◆ Problem details ◆
In the material below, please retype the lines from the very first through the one with "import seaborn as sns", exactly and without pictures.

◆ Data extract ◆
━━━━

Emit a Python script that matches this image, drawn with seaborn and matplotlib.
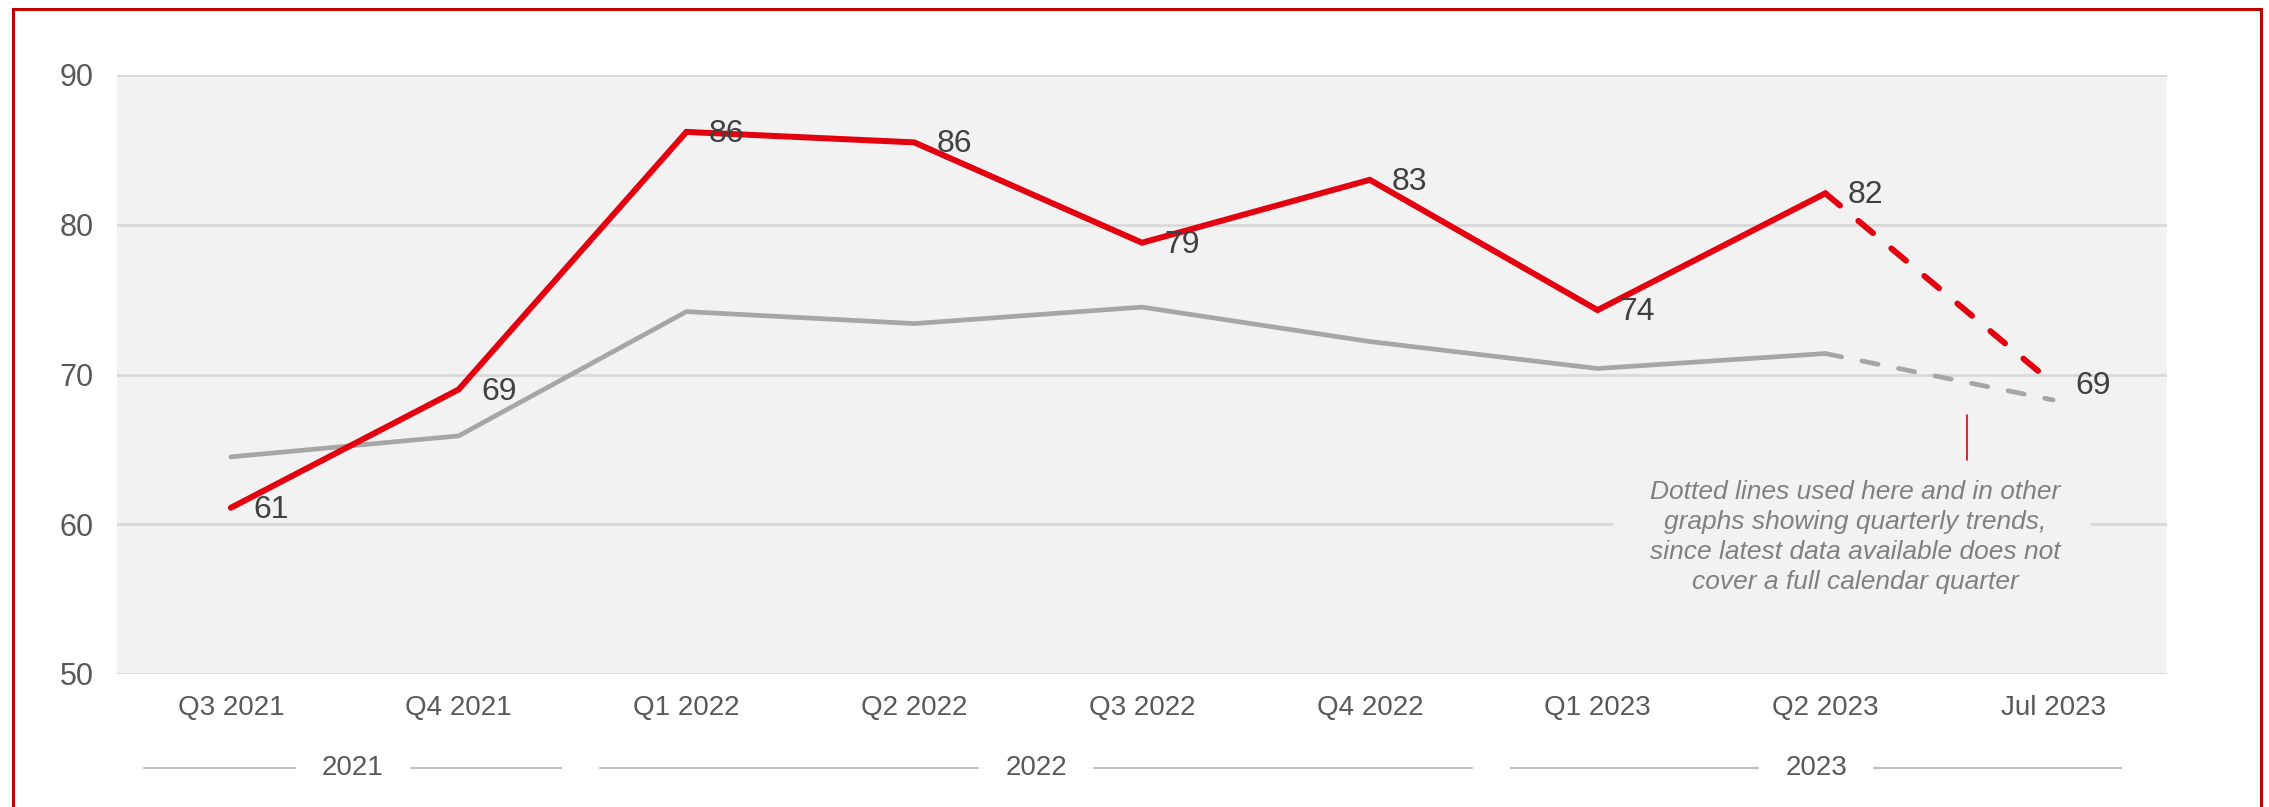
import numpy as np
import pandas as pd
import matplotlib
matplotlib.use("Agg")
import matplotlib.pyplot as plt
import matplotlib.transforms as mtransforms
from matplotlib.patches import Rectangle
import seaborn as sns

# ---------------- data ----------------
categories = ["Q3 2021", "Q4 2021", "Q1 2022", "Q2 2022", "Q3 2022",
              "Q4 2022", "Q1 2023", "Q2 2023", "Jul 2023"]
red_values = [61.1, 69.0, 86.2, 85.5, 78.8, 83.0, 74.3, 82.1, 69.4]
red_labels = ["61", "69", "86", "86", "79", "83", "74", "82", "69"]
grey_values = [64.5, 65.9, 74.2, 73.4, 74.5, 72.2, 70.4, 71.4, 68.3]
years = ["2021", "2022", "2023"]
year_counts = [2, 4, 3]
y_ticks = [50, 60, 70, 80, 90]
note_text = ("Dotted lines used here and in other\n"
             "graphs showing quarterly trends,\n"
             "since latest data available does not\n"
             "cover a full calendar quarter")

# ---------------- style ----------------
sns.set_style("white")
plt.rcParams["font.family"] = ["Liberation Sans", "DejaVu Sans"]

RED = "#E3000F"
GREY = "#A6A6A6"
BG = "#F2F2F2"
GRID = "#D9D9D9"
TXT = "#595959"
LBL = "#404040"

fig = plt.figure(figsize=(22.69, 8.07), dpi=100)
ax = fig.add_axes([117 / 2269, 1 - 674 / 807, (2167 - 117) / 2269, (674 - 75) / 807])
ax.set_facecolor(BG)

n = len(categories)
xpos = np.arange(n)
df = pd.DataFrame({"x": xpos, "red": red_values, "grey": grey_values})
solid = df.iloc[: n - 1]
dashed = df.iloc[n - 2:]

RED_LW = 4.3
GREY_LW = 3.4

# solid parts
sns.lineplot(data=solid, x="x", y="grey", ax=ax, color=GREY, linewidth=GREY_LW,
             zorder=3, solid_capstyle="round", solid_joinstyle="miter")
sns.lineplot(data=solid, x="x", y="red", ax=ax, color=RED, linewidth=RED_LW,
             zorder=4, solid_capstyle="round", solid_joinstyle="miter")
# dashed parts
sns.lineplot(data=dashed, x="x", y="grey", ax=ax, color=GREY, linewidth=GREY_LW,
             zorder=3)
sns.lineplot(data=dashed, x="x", y="red", ax=ax, color=RED, linewidth=RED_LW,
             zorder=4)
ax.lines[2].set_linestyle((0, (3.5, 4.4)))
ax.lines[3].set_linestyle((0, (3.2, 4.0)))
for ln in ax.lines[2:4]:
    ln.set_dash_capstyle("round")

# data labels
for xi, yi, lab in zip(xpos, red_values, red_labels):
    ax.annotate(lab, (xi, yi), xytext=(16, -1.5), textcoords="offset points",
                ha="left", va="center", fontsize=23, color=LBL, zorder=6)

# axes formatting
ax.set_xlim(-0.5, n - 0.5)
ax.set_ylim(50, 90)
ax.set_yticks(y_ticks)
ax.set_xticks(xpos)
ax.set_xticklabels(categories)
ax.set_xlabel("")
ax.set_ylabel("")
ax.yaxis.grid(True, color=GRID, linewidth=2.0, zorder=0)
ax.set_axisbelow(True)
for s in ax.spines.values():
    s.set_visible(False)
ax.tick_params(axis="y", labelsize=22, colors=TXT, length=0, pad=17)
ax.tick_params(axis="x", labelsize=20, colors=TXT, length=0, pad=15)

# annotation note
ax.add_patch(Rectangle((6.07, 56.6), 8.16 - 6.07, 5.2, facecolor=BG,
                       edgecolor="none", zorder=1.5))
ax.plot([7.62, 7.62], [64.3, 67.3], color=RED, linewidth=1.2, zorder=5)
ax.text(7.13, 59.15, note_text, ha="center", va="center", fontsize=19,
        style="italic", color="#808080", linespacing=1.33, zorder=6)

# year group labels
trans = mtransforms.blended_transform_factory(ax.transData, ax.transAxes)
yy = -0.157
start = -0.5
for yr, cnt in zip(years, year_counts):
    end = start + cnt
    a = start + 0.12
    b = end - (0.2 if end >= n - 0.5 else 0.05)
    c = (a + b) / 2
    ax.text(c, yy, yr, transform=trans, ha="center", va="center",
            fontsize=20, color=TXT, clip_on=False)
    ax.plot([a, c - 0.255], [yy, yy], transform=trans, color="#BFBFBF",
            linewidth=1.5, clip_on=False)
    ax.plot([c + 0.255, b], [yy, yy], transform=trans, color="#BFBFBF",
            linewidth=1.5, clip_on=False)
    start = end

# outer frame
fig.patches.append(Rectangle((13 / 2269, -0.05), (2261 - 13) / 2269, 1.05 - 9 / 807,
                             transform=fig.transFigure, fill=False,
                             edgecolor="#C00000", linewidth=2.2, zorder=10))

fig.savefig("out.png", dpi=100, facecolor="white")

━━━━

◆ Answer for the task ◆
Emit a Python script that matches this image, drawn with seaborn and matplotlib.
import numpy as np
import pandas as pd
import matplotlib
matplotlib.use("Agg")
import matplotlib.pyplot as plt
import matplotlib.transforms as mtransforms
from matplotlib.patches import Rectangle
import seaborn as sns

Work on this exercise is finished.